Parents, Children and Siblings
If the last edge on the simple path from the root of the tree to a node x is (y, x), then y is the parent of x and x is the child of y. The root is the only node in the tree with no parent. If two nodes have the same parent, they are siblings.
Leaf
A node with no children is a leaf or an external node. A non-leaf node is an internal node.
Depth and Height
Depth
The length of the simple path from the root to a node x, measured in the number of edges, is called the depth of the node x in the tree. The depth is always relative to the root.
Level
A level of a tree consists of all nodes at the same depth.
Height
The height of a node in a tree is the number of edges on the longest simple downward path from the node in question to a leaf.

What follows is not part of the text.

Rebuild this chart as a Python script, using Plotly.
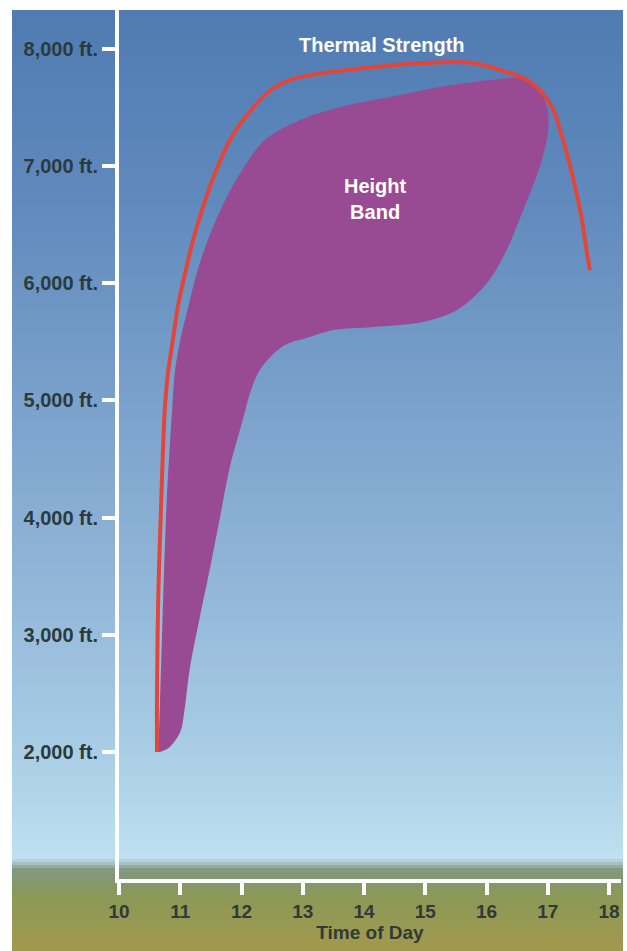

The height of the tree is the height of its root. The height of the tree is also equal to the largest depth of any node in the tree.
The height is always relative to the lowest leaf.
Degree
Note that the degree of a node depends on whether we consider the tree to be a rooted tree or a free tree.
In case of a free tree, the degree of a node is the degree of a vertex in an undirected graph, defined as the number of adjacent vertices.
For a rooted tree, the degree is the number of children. The parent of the node does not count toward its degree.